#### What you will do:
Return the listing below verbatim. Pictures do not belong in the copy.

#### Data extract:
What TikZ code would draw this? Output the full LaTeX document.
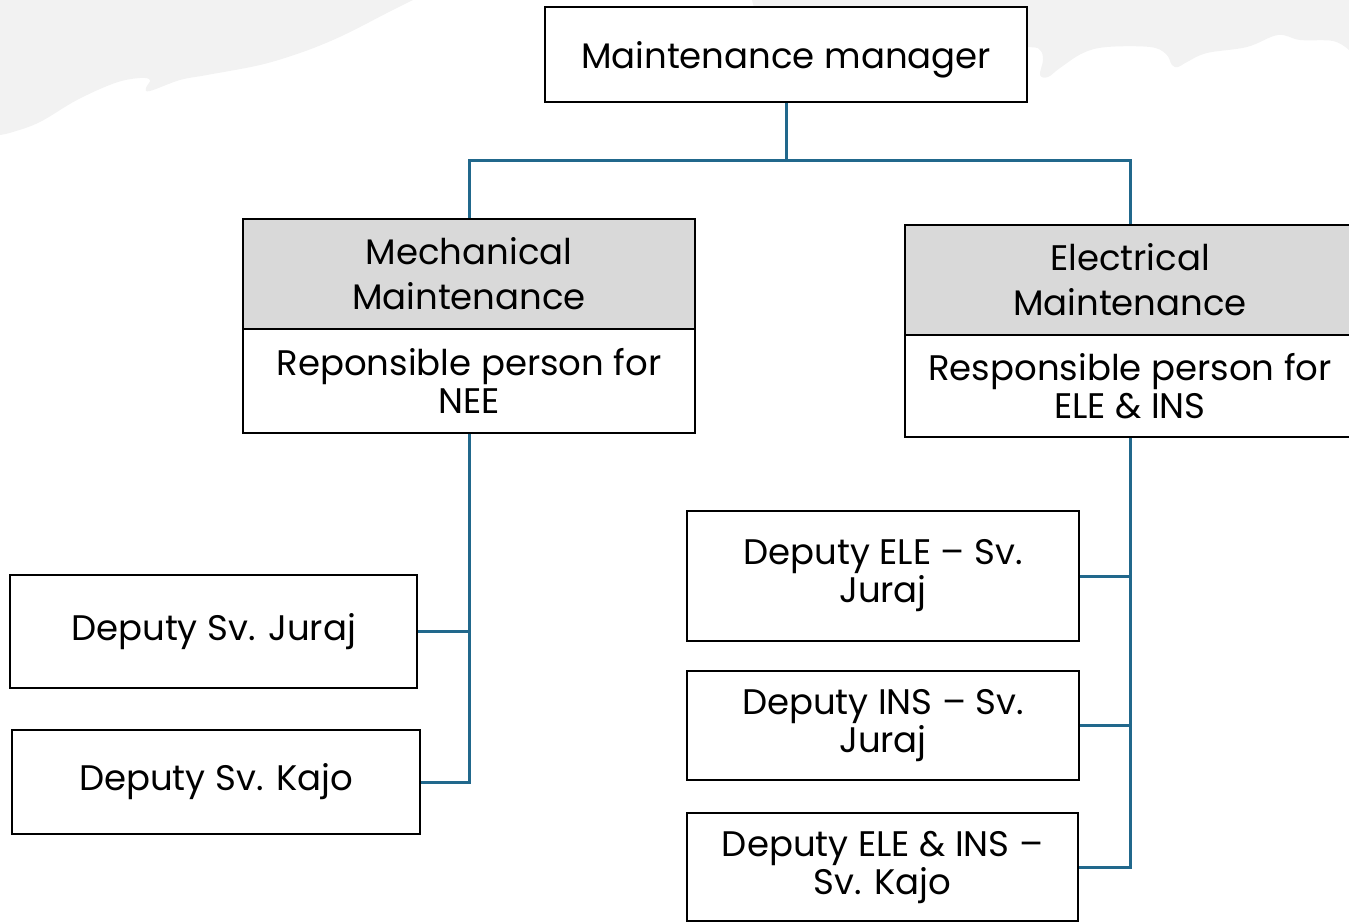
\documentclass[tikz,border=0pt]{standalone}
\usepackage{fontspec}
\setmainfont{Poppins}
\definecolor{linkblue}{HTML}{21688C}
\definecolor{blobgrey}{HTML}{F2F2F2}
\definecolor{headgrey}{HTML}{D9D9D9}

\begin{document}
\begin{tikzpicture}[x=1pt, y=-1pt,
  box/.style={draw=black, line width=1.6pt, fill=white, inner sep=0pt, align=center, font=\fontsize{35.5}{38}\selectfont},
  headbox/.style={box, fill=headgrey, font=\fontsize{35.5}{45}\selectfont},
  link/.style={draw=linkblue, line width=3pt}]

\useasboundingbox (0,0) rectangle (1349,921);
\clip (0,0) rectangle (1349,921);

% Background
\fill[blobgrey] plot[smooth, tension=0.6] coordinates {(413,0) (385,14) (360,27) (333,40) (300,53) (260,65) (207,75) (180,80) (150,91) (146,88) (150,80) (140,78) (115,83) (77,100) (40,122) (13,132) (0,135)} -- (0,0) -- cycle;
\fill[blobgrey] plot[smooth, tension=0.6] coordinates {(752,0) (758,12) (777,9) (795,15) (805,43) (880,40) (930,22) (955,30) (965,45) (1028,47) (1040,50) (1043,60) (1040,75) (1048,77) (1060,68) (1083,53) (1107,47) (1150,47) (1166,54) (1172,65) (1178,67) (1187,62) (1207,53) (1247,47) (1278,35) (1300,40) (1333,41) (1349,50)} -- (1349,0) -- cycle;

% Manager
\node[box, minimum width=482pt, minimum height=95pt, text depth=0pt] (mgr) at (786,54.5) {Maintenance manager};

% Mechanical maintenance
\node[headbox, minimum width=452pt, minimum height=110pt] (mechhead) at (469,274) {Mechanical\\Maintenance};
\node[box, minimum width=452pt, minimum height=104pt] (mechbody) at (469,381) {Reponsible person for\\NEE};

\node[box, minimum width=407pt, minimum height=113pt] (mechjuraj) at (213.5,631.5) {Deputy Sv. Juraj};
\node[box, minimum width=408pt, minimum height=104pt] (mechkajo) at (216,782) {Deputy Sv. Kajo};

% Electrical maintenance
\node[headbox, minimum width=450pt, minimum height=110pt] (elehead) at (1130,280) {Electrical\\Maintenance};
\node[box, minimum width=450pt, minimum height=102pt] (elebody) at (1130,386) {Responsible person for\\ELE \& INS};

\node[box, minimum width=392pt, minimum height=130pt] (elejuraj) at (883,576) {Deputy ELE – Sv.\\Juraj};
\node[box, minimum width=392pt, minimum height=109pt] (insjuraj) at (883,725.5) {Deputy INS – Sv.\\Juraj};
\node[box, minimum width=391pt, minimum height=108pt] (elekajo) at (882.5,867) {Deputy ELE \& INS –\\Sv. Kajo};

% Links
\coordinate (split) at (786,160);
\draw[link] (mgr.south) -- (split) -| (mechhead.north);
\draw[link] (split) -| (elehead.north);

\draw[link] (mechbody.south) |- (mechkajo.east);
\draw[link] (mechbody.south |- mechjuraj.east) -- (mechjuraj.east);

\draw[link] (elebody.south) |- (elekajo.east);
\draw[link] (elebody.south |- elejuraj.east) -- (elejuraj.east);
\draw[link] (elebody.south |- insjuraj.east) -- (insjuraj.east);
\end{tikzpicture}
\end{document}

#### Complete output:
What TikZ code would draw this? Output the full LaTeX document.
\documentclass[tikz,border=0pt]{standalone}
\usepackage{fontspec}
\setmainfont{Poppins}
\definecolor{linkblue}{HTML}{21688C}
\definecolor{blobgrey}{HTML}{F2F2F2}
\definecolor{headgrey}{HTML}{D9D9D9}

\begin{document}
\begin{tikzpicture}[x=1pt, y=-1pt,
  box/.style={draw=black, line width=1.6pt, fill=white, inner sep=0pt, align=center, font=\fontsize{35.5}{38}\selectfont},
  headbox/.style={box, fill=headgrey, font=\fontsize{35.5}{45}\selectfont},
  link/.style={draw=linkblue, line width=3pt}]

\useasboundingbox (0,0) rectangle (1349,921);
\clip (0,0) rectangle (1349,921);

% Background
\fill[blobgrey] plot[smooth, tension=0.6] coordinates {(413,0) (385,14) (360,27) (333,40) (300,53) (260,65) (207,75) (180,80) (150,91) (146,88) (150,80) (140,78) (115,83) (77,100) (40,122) (13,132) (0,135)} -- (0,0) -- cycle;
\fill[blobgrey] plot[smooth, tension=0.6] coordinates {(752,0) (758,12) (777,9) (795,15) (805,43) (880,40) (930,22) (955,30) (965,45) (1028,47) (1040,50) (1043,60) (1040,75) (1048,77) (1060,68) (1083,53) (1107,47) (1150,47) (1166,54) (1172,65) (1178,67) (1187,62) (1207,53) (1247,47) (1278,35) (1300,40) (1333,41) (1349,50)} -- (1349,0) -- cycle;

% Manager
\node[box, minimum width=482pt, minimum height=95pt, text depth=0pt] (mgr) at (786,54.5) {Maintenance manager};

% Mechanical maintenance
\node[headbox, minimum width=452pt, minimum height=110pt] (mechhead) at (469,274) {Mechanical\\Maintenance};
\node[box, minimum width=452pt, minimum height=104pt] (mechbody) at (469,381) {Reponsible person for\\NEE};

\node[box, minimum width=407pt, minimum height=113pt] (mechjuraj) at (213.5,631.5) {Deputy Sv. Juraj};
\node[box, minimum width=408pt, minimum height=104pt] (mechkajo) at (216,782) {Deputy Sv. Kajo};

% Electrical maintenance
\node[headbox, minimum width=450pt, minimum height=110pt] (elehead) at (1130,280) {Electrical\\Maintenance};
\node[box, minimum width=450pt, minimum height=102pt] (elebody) at (1130,386) {Responsible person for\\ELE \& INS};

\node[box, minimum width=392pt, minimum height=130pt] (elejuraj) at (883,576) {Deputy ELE – Sv.\\Juraj};
\node[box, minimum width=392pt, minimum height=109pt] (insjuraj) at (883,725.5) {Deputy INS – Sv.\\Juraj};
\node[box, minimum width=391pt, minimum height=108pt] (elekajo) at (882.5,867) {Deputy ELE \& INS –\\Sv. Kajo};

% Links
\coordinate (split) at (786,160);
\draw[link] (mgr.south) -- (split) -| (mechhead.north);
\draw[link] (split) -| (elehead.north);

\draw[link] (mechbody.south) |- (mechkajo.east);
\draw[link] (mechbody.south |- mechjuraj.east) -- (mechjuraj.east);

\draw[link] (elebody.south) |- (elekajo.east);
\draw[link] (elebody.south |- elejuraj.east) -- (elejuraj.east);
\draw[link] (elebody.south |- insjuraj.east) -- (insjuraj.east);
\end{tikzpicture}
\end{document}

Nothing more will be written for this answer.